▸ **Direction**
Keep to the lines from the line containing "Reproduce this chart with Apache ECharts." through the line containing "const valueLabels = ['11": copy them exactly and leave every picture out.

▸ **Excerpted data**

>> start

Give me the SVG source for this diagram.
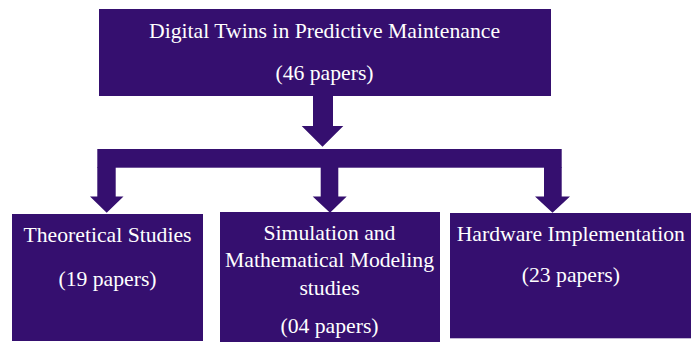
<svg xmlns="http://www.w3.org/2000/svg" width="695" height="342" viewBox="0 0 695 342">
  <style>
    .box { fill: #350f6f; }
    .conn { fill: #350f6f; }
    .t { font-family: "Liberation Serif", "Times New Roman", serif; font-size: 21.7px; fill: #ffffff; text-anchor: middle; }
  </style>
  <rect width="695" height="342" fill="#ffffff"/>
  <g id="connectors">
    <polygon class="conn" points="313,96 333,96 333,126 343.3,126 322.5,146.7 301.7,126 313,126"/>
    <rect class="conn" x="97.3" y="149" width="464.4" height="18.7"/>
    <polygon class="conn" points="97.3,167 115.7,167 115.7,196.5 123.5,196.5 106.7,212.7 90,196.5 97.3,196.5"/>
    <polygon class="conn" points="320.7,167 338.3,167 338.3,196.5 346.7,196.5 330,212.7 312.7,196.5 320.7,196.5"/>
    <polygon class="conn" points="544,167 561.7,167 561.7,196.5 570,196.5 552.5,212.7 535,196.5 544,196.5"/>
  </g>
  <g id="root">
    <rect class="box" x="99" y="9" width="452" height="87"/>
    <text class="t" x="324.5" y="38.3">Digital Twins in Predictive Maintenance</text>
    <text class="t" x="324.5" y="80">(46 papers)</text>
  </g>
  <g id="theoretical">
    <rect class="box" x="12" y="214" width="191" height="127"/>
    <text class="t" x="107.5" y="241.7">Theoretical Studies</text>
    <text class="t" x="107.5" y="285.5">(19 papers)</text>
  </g>
  <g id="simulation">
    <rect class="box" x="220" y="212" width="220" height="130"/>
    <text class="t" x="329.5" y="240">Simulation and</text>
    <text class="t" x="329.5" y="267.3">Mathematical Modeling</text>
    <text class="t" x="329.5" y="295">studies</text>
    <text class="t" x="329.5" y="333.3">(04 papers)</text>
  </g>
  <g id="hardware">
    <rect class="box" x="450" y="213" width="241" height="125.3"/>
    <text class="t" x="570.8" y="240.5">Hardware Implementation</text>
    <text class="t" x="570.8" y="282">(23 papers)</text>
  </g>
</svg>
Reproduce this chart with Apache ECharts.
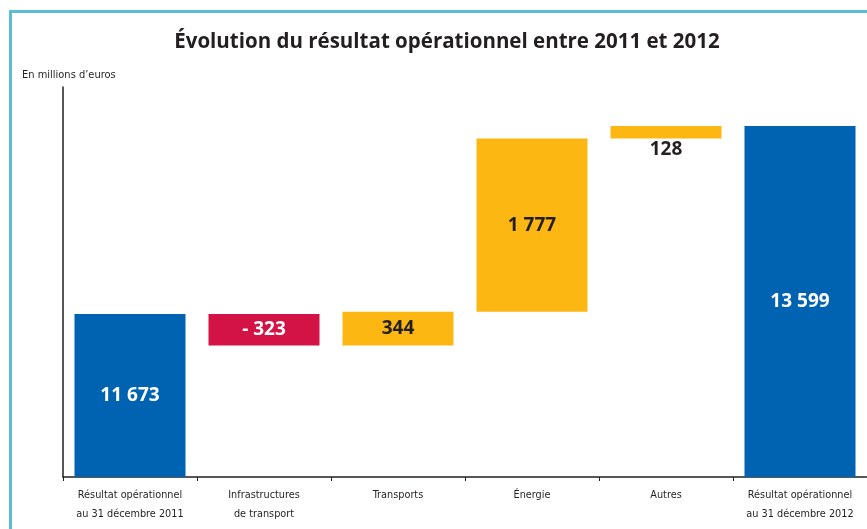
<!DOCTYPE html>
<html><head><meta charset="utf-8">
<script src="https://cdn.jsdelivr.net/npm/echarts@6/dist/echarts.min.js"></script>
<style>html,body{margin:0;padding:0;background:#fff}#c{width:867px;height:529px}
#frame{position:absolute;left:9px;top:10px;width:900px;height:600px;border-left:3px solid #5bbcd6;border-top:3px solid #5bbcd6;pointer-events:none}</style>
</head><body><div id="c"></div><div id="frame"></div>
<script>
const categories = ['Résultat opérationnel\nau 31 décembre 2011','Infrastructures\nde transport','Transports','Énergie','Autres','Résultat opérationnel\nau 31 décembre 2012'];
const changes = [11673, -323, 344, 1777, 128, 13599];
const kinds = ['total','delta','delta','delta','delta','total'];
const valueLabels = ['11 673','- 323','344','1 777','128','13 599'];

const colBlue='#0063b1', colRed='#d31245', colYellow='#fcb713';
const base=[], height=[];
let run=0;
for(let i=0;i<changes.length;i++){
  if(kinds[i]==='total'){ base.push(0); height.push(changes[i]); run=changes[i]; }
  else { const nv=run+changes[i]; base.push(Math.min(run,nv)); height.push(Math.abs(changes[i])); run=nv; }
}
const barData = height.map((h,i)=>{
  const isTotal=kinds[i]==='total', neg=changes[i]<0;
  const color=isTotal?colBlue:(neg?colRed:colYellow);
  const small = i===4;
  return {value:h,itemStyle:{color},label:{show:true,position:small?'bottom':'inside',distance:small?2:5,
    color:(isTotal||neg)?'#ffffff':'#231f20',fontSize:19,fontWeight:'bold',fontFamily:'Open Sans',
    formatter:()=>valueLabels[i]}};
});
const chart=echarts.init(document.getElementById('c'),null,{renderer:'canvas'});
chart.setOption({
  animation:false,
  title:{text:'Évolution du résultat opérationnel entre 2011 et 2012',left:442,textAlign:'center',top:27,
    textStyle:{fontSize:20.5,fontWeight:'bold',color:'#231f20',fontFamily:'Open Sans'}},
  graphic:[{type:'text',left:22,top:70,style:{text:"En millions d’euros",fontSize:11,fill:'#231f20',fontFamily:'DejaVu Sans Condensed'}}],
  grid:{left:63,right:0,top:87,bottom:52},
  xAxis:{type:'category',data:categories,
    axisLine:{lineStyle:{color:'#231f20',width:1.5}},
    axisTick:{show:true,length:4,lineStyle:{color:'#231f20'}},
    axisLabel:{interval:0,fontSize:10.8,lineHeight:19,color:'#231f20',margin:9,fontFamily:'DejaVu Sans Condensed'}},
  yAxis:{type:'value',min:10000,max:14000,
    axisLine:{show:true,lineStyle:{color:'#231f20',width:1.5}},
    axisTick:{show:false},axisLabel:{show:false},splitLine:{show:false}},
  series:[
    {type:'bar',stack:'w',data:base,itemStyle:{color:'transparent'},barWidth:111,silent:true},
    {type:'bar',stack:'w',data:barData,barWidth:111}
  ]
});
</script></body></html>
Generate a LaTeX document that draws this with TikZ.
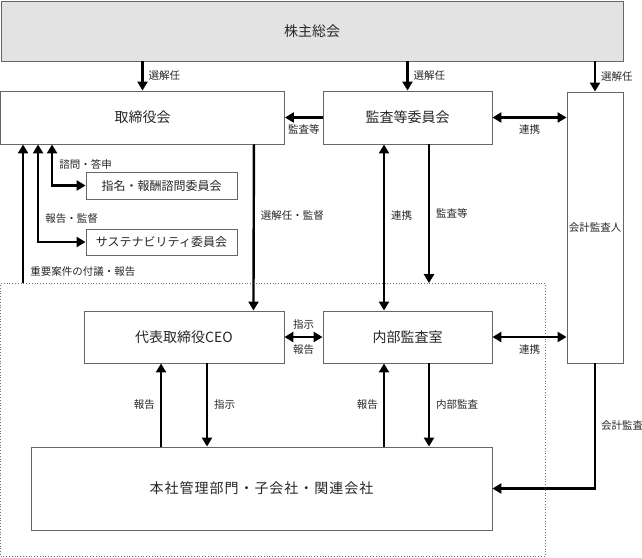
\documentclass[tikz,border=0pt]{standalone}
\usepackage{fontspec}
\setmainfont{Noto Sans CJK JP}
\newfontfamily\widejp[LetterSpace=7]{Noto Sans CJK JP}
\usepackage{tikz}
\usetikzlibrary{arrows.meta,positioning}

\begin{document}
\begin{tikzpicture}[
  x=1pt, y=-1pt,
  font=\fontsize{14}{16}\selectfont,
  box/.style={rectangle, draw=black!60, line width=0.9pt, inner sep=0pt,
  text=black!85},
  smallbox/.style={box, font=\fontsize{12}{14}\selectfont},
  zone/.style={rectangle, draw=black!55, dotted, line width=0.8pt, inner sep=0pt},
  conn/.style={draw=black, line width=2.4pt, -{Triangle[width=10pt,length=9pt]}},
  both/.style={draw=black, line width=2.4pt,
  {Triangle[width=10pt,length=9pt]}-{Triangle[width=10pt,length=9pt]}},
  tlabel/.style={font=\fontsize{10.5}{12}\selectfont, text=black!85, inner sep=0pt},
]
\useasboundingbox (0,0) rectangle (642,557);

\node[box, fill=black!11, minimum width=622pt, minimum height=60pt] (soukai) at (312,31) {株主総会};
\node[box, minimum width=284pt, minimum height=53pt] (board) at (142.5,117.5) {取締役会};
\node[box, minimum width=169pt, minimum height=53pt] (auditcom) at (407.5,117.5) {監査等委員会};
\node[box, minimum width=56pt, minimum height=271pt, font=\fontsize{10.5}{12}\selectfont] (accaud) at (595,227.5) {会計監査人};
\node[smallbox, minimum width=151pt, minimum height=27pt] (nomcom) at (161.5,185.5) {指名・報酬諮問委員会};
\node[smallbox, minimum width=151pt, minimum height=26pt] (suscom) at (161.5,242) {サステナビリティ委員会};
\node[zone, minimum width=544.5pt, minimum height=273pt] (exec) at (272.75,420) {};
\node[box, minimum width=200pt, minimum height=52pt] (ceo) at (184,337) {代表取締役CEO};
\node[box, minimum width=169pt, minimum height=52pt] (iad) at (407.5,337) {内部監査室};
\node[box, minimum width=461pt, minimum height=83pt] (group) at (261.5,488.5) {\widejp 本社管理部門・子会社・関連会社};

\draw[conn] (soukai.south -| board.north) -- (board.north)
  node[tlabel, midway, right=5pt] (l1) {選解任};
\draw[conn] (soukai.south -| auditcom.north) -- (auditcom.north)
  node[tlabel, midway, right=5pt] (l2) {選解任};
\draw[conn] (soukai.south -| accaud.north) -- (accaud.north)
  node[tlabel, midway, right=5pt] (l3) {選解任};
\draw[conn] (auditcom.west) -- (board.east)
  node[tlabel, midway, below=6pt] (l4) {監査等};
\draw[both] (auditcom.east) -- (auditcom.east -| accaud.west)
  node[tlabel, midway, below=6pt] (l5) {連携};

\coordinate (nomfoot) at ([xshift=52pt]board.south west);
\coordinate (susfoot) at ([xshift=38pt]board.south west);
\coordinate (repfoot) at ([xshift=23pt]board.south west);
\draw[both] (nomfoot) |- (nomcom.west)
  node[tlabel, pos=0.24, right=6pt] (l6) {諮問・答申};
\draw[both] (susfoot) |- (suscom.west)
  node[tlabel, pos=0.38, right=6pt] (l7) {報告・監督};
\draw[conn] (repfoot |- exec.north) -- (repfoot)
  node[tlabel, pos=0.08, right=6pt] (l8) {重要案件の付議・報告};

\draw[conn] ([xshift=-31pt]board.south east) -- ([xshift=-31pt]ceo.north east)
  node[tlabel, pos=0.43, right=6pt] (l9) {選解任・監督};
\draw[both] ([xshift=-23.5pt]auditcom.south) -- ([xshift=-23.5pt]iad.north)
  node[tlabel, pos=0.43, right=6pt] (l10) {連携};
\coordinate (audfoot) at ([xshift=21.5pt]auditcom.south);
\draw[conn] (audfoot) -- (audfoot |- exec.north)
  node[tlabel, midway, right=6pt] (l11) {監査等};

\draw[both] (ceo.east) -- (iad.west)
  node[tlabel, midway, above=6pt] (l12) {指示}
  node[tlabel, midway, below=6pt] (l13) {報告};
\draw[both] (iad.east) -- (iad.east -| accaud.west)
  node[tlabel, midway, below=6pt] (l14) {連携};

\coordinate (ceoup) at ([xshift=-23pt]ceo.south);
\coordinate (ceodown) at ([xshift=23pt]ceo.south);
\coordinate (iadup) at ([xshift=-23.5pt]iad.south);
\coordinate (iaddown) at ([xshift=21.5pt]iad.south);
\draw[conn] (ceoup |- group.north) -- (ceoup)
  node[tlabel, midway, left=5pt] (l15) {報告};
\draw[conn] (ceodown) -- (ceodown |- group.north)
  node[tlabel, midway, right=6pt] (l16) {指示};
\draw[conn] (iadup |- group.north) -- (iadup)
  node[tlabel, midway, left=5pt] (l17) {報告};
\draw[conn] (iaddown) -- (iaddown |- group.north)
  node[tlabel, midway, right=6pt] (l18) {内部監査};
\draw[conn] (accaud.south) |- (group.east)
  node[tlabel, pos=0.25, right=5pt] (l19) {会計監査};
\end{tikzpicture}
\end{document}
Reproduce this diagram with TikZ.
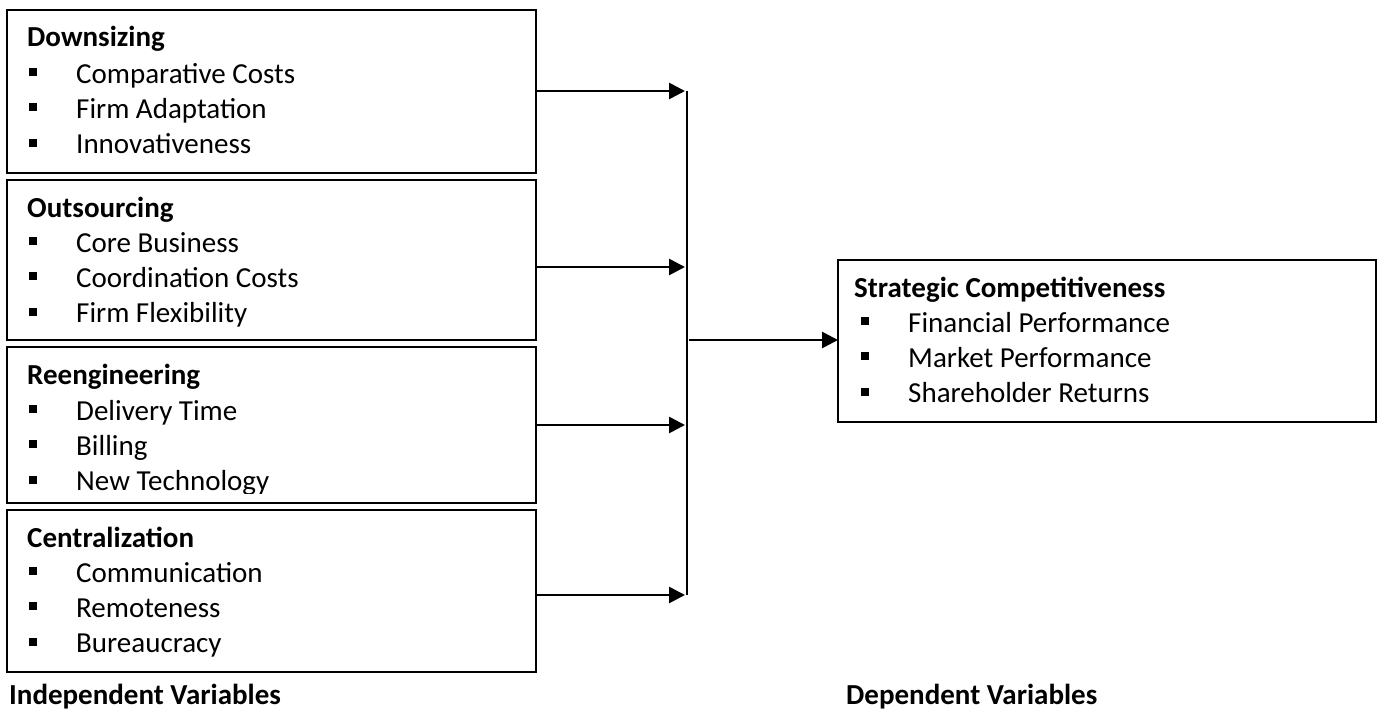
\documentclass[tikz,border=0pt]{standalone}
\usepackage{fontspec}
\setmainfont{Carlito}
\usetikzlibrary{arrows.meta}
\tikzset{
  box/.style={draw, line width=2.3pt, anchor=north west, inner sep=0pt, outer sep=0pt},
  txt/.style={anchor=base west, inner sep=0pt, font=\fontsize{29}{35}\selectfont},
  ttl/.style={anchor=base west, inner sep=0pt, font=\fontsize{29}{35}\selectfont\bfseries},
  arr/.style={line width=2.7pt, -{Triangle[length=16pt,width=16pt]}},
  vline/.style={line width=1.5pt},
  sqb/.style={fill=black, minimum size=8pt, inner sep=0pt, anchor=center}
}
\newcommand\blist[5]{%
  \foreach \t [count=\i] in {#5}{%
    \node[sqb] (#1b\i) at (#2, {#4+35.4*(\i-1)-11}) {};
    \node[txt] (#1i\i) at (#3, {#4+35.4*(\i-1)}) {\t};
  }%
}
\begin{document}
\begin{tikzpicture}[x=1pt,y=-1pt]
\useasboundingbox (0,0) rectangle (1380,709);

% left boxes
\node[box, minimum width=529pt, minimum height=163pt] (b1) at (7,10) {};
\node[box, minimum width=529pt, minimum height=160pt] (b2) at (7,180) {};
\node[box, minimum width=529pt, minimum height=156pt] (b3) at (7,347) {};
\node[box, minimum width=529pt, minimum height=162pt] (b4) at (7,510) {};
% right box
\node[box, minimum width=538pt, minimum height=162pt] (r) at (838,260) {};

% contents
\node[ttl] (b1t) at (27,47) {Downsizing};
\blist{b1}{33}{76}{83}{Comparative Costs,Firm Adaptation,Innovativeness}
\node[ttl] (b2t) at (27,217) {Outsourcing};
\blist{b2}{33}{76}{252}{Core Business,Coordination Costs,Firm Flexibility}
\begin{scope}
\clip (7,347) rectangle (536,493);
\node[ttl] (b3t) at (27,384) {Reengineering};
\blist{b3}{33}{76}{420}{Delivery Time,Billing,New Technology}
\end{scope}
\node[ttl] (b4t) at (27,547) {Centralization};
\blist{b4}{33}{76}{582}{Communication,Remoteness,Bureaucracy}
\node[ttl] (rt) at (854,297) {Strategic Competitiveness};
\blist{r}{865}{908}{332}{Financial Performance,Market Performance,Shareholder Returns}

% labels
\node[ttl] (indep) at (9,704) {Independent Variables};
\node[ttl] (dep) at (846,704) {Dependent Variables};

% connectors
\coordinate (j1) at (685,91);
\coordinate (j2) at (685,267);
\coordinate (j3) at (685,425);
\coordinate (j4) at (685,595);
\coordinate (vt) at (687,91);
\coordinate (vb) at (687,595);
\coordinate (m) at (689,340);
\draw[vline] (vt) -- (vb);
\draw[arr] (b1.east |- j1) -- (j1);
\draw[arr] (b2.east |- j2) -- (j2);
\draw[arr] (b3.east |- j3) -- (j3);
\draw[arr] (b4.east |- j4) -- (j4);
\draw[arr] (m) -- (r.west |- m);
\end{tikzpicture}
\end{document}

>> end

▸ **Exercise solution**
Reproduce this chart with Apache ECharts.
<!DOCTYPE html>
<html><head><meta charset="utf-8">
<script src="https://cdn.jsdelivr.net/npm/echarts@6/dist/echarts.min.js"></script>
<style>html,body{margin:0;padding:0;background:#fff}#c{width:867px;height:529px}
#frame{position:absolute;left:9px;top:10px;width:900px;height:600px;border-left:3px solid #5bbcd6;border-top:3px solid #5bbcd6;pointer-events:none}</style>
</head><body><div id="c"></div><div id="frame"></div>
<script>
const categories = ['Résultat opérationnel\nau 31 décembre 2011','Infrastructures\nde transport','Transports','Énergie','Autres','Résultat opérationnel\nau 31 décembre 2012'];
const changes = [11673, -323, 344, 1777, 128, 13599];
const kinds = ['total','delta','delta','delta','delta','total'];
const valueLabels = ['11 673','- 323','344','1 777','128','13 599'];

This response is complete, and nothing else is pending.